How to Read Sheet Music: A Practical Guide for Beginners
Sheet music is the written language of Western music, and learning to read it opens a vast literature. The fundamentals are genuinely learnable in a matter of weeks — and most beginners are surprised by how quickly the basic system becomes legible.
Sheet music is the written language of Western classical and popular music, and learning to read it is one of the most enduring gifts you can give yourself as a pianist. It opens a vast literature that audio recordings can only partially convey. It allows you to communicate with other musicians without playing a note. And it gives you a reliable, precise record of a piece that your ear and memory alone cannot fully hold.
The sight of a full score can be intimidating — two staves of notation, dotted with symbols, accidentals, and dynamic markings, all moving at tempo. But the fundamentals of music reading are genuinely learnable in a matter of weeks, and most beginners are surprised by how quickly the basic system becomes legible.
The Staff: Your Foundation
Music is written on a staff — five horizontal lines and the spaces between them. Each line and space represents a different pitch. Notes sitting on the lines or spaces tell you which key on the piano to press. Notes sitting above or below the staff use small ledger lines to extend the range.
Piano music uses two staves simultaneously, one for each hand. The upper staff carries a treble clef — a stylised symbol that curves around the second line from the bottom, marking it as the note G above middle C. The lower staff carries a bass clef, marked with a symbol that identifies the second line from the top as the F below middle C. Middle C itself sits between the two staves, written on a ledger line.
The Notes
The notes on the treble staff, from bottom to top, run as follows: the lines read E–G–B–D–F (often remembered as "Every Good Boy Does Fine"), and the spaces read F–A–C–E (which spells the word "face"). The bass staff lines read G–B–D–F–A ("Good Boys Do Fine Always"), and the spaces read A–C–E–G ("All Cows Eat Grass").
These mnemonics are starting points. The goal, over time, is to bypass them entirely — to see a note and recognise the pitch directly, without counting up from a reference point. That automaticity comes from repetition: flashcards, note-identification exercises, and above all, the practical experience of finding notes at the piano. Every time you read a note and play it, you are reinforcing a connection that eventually becomes effortless.
Understanding Rhythm
Pitch tells you which key to press. Rhythm tells you how long to hold it. The two systems work together to produce actual music.
Note values are indicated by the shape of the noteheads. A hollow notehead without a stem is a whole note, lasting four beats. A hollow notehead with a stem is a half note, lasting two beats. A filled notehead with a stem is a quarter note, lasting one beat.
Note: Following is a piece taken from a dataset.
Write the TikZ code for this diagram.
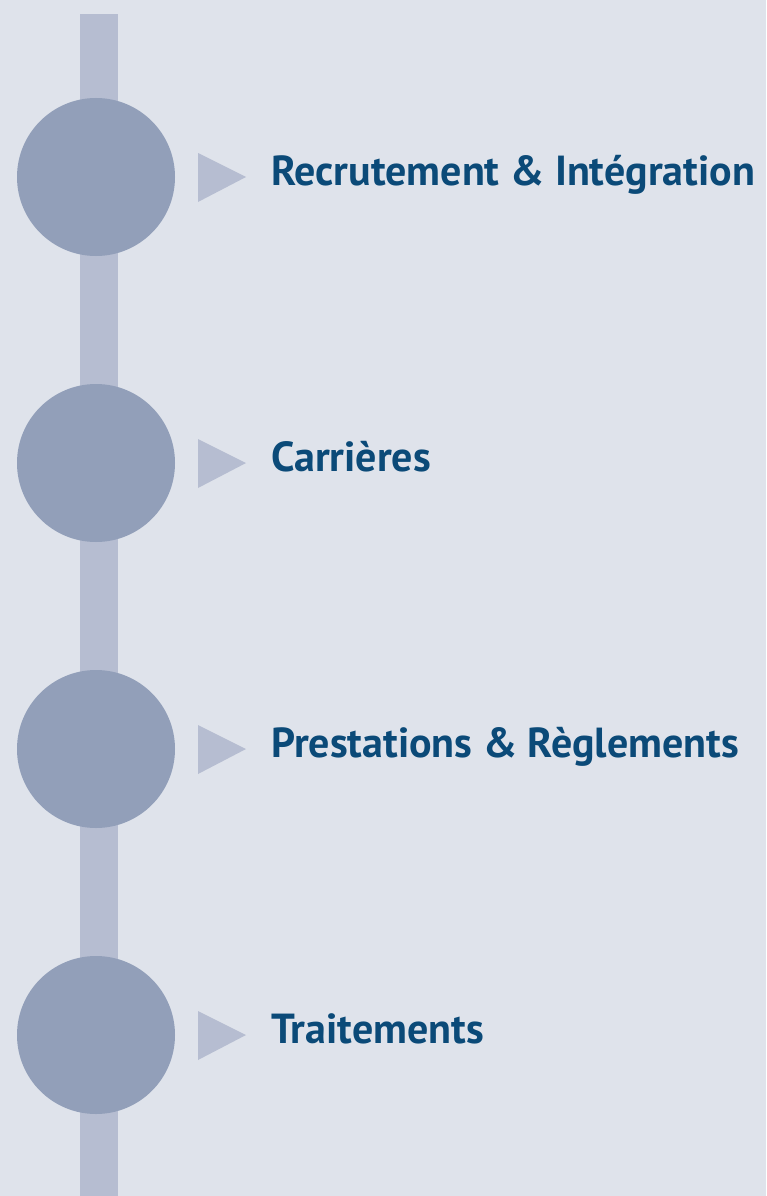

Add a flag or a beam to the stem, and the note halves again: eighth notes last half a beat, sixteenth notes a quarter.
The time signature at the beginning of a piece tells you how many beats are in each measure — the top number — and which note value counts as one beat — the bottom number. Common time (4/4) means four quarter-note beats per measure. Waltz time (3/4) means three. Once you understand the time signature, the rhythm of any passage can be decoded by adding up the note values and checking that each measure accounts for the correct number of beats.
Putting It Together at the Piano
The most effective way to build reading fluency is to read at the piano rather than away from it. Sight-reading exercises — short, simple pieces that you encounter fresh and play through at a moderate tempo — train the eye-to-hand pathway that reading demands. The goal is not accuracy at full speed but the development of a scanning habit: reading slightly ahead of where you are playing, so the hands are always executing notes the eyes have already registered.
Start with music well below your playing ability. A strong intermediate player should begin sight-reading at a beginner level. The purpose is to make the reading process smooth enough to process comfortably in real time, which requires material that makes no technical demands. As reading fluency develops, the gap between sight-reading ability and playing ability naturally closes.
Symbols, Dynamics, and Everything Else
A full score includes far more than notes and rhythms. Dynamic markings (p for soft, f for loud, cresc. for gradually louder) indicate the intended volume. Tempo markings (Andante, Allegro, ♩=120) indicate speed. Slurs and ties connect notes; staccato dots shorten them. Accidentals — sharps, flats, and naturals — modify individual pitches within a measure.
These symbols are systematic and quickly learned. Most of them are either Italian words or self-evident visual conventions, and a basic music dictionary resolves the meaning of any unfamiliar marking in moments. The key is to read them as instructions for how the music should sound, not as obstacles to decoding.
Why It Is Worth the Effort
Learning to read music requires patience in the early stages. The notes do not become automatic immediately, and the first weeks of sight-reading feel laborious in a way that playing by ear does not. But the investment pays returns for the rest of a musical life. Every piece of notated music — centuries of it, across every genre and style — becomes accessible. Every lesson becomes more efficient. Every ensemble experience becomes possible.
The written language of music is not a barrier between the player and the music. It is a second voice, carrying everything the sound itself cannot say.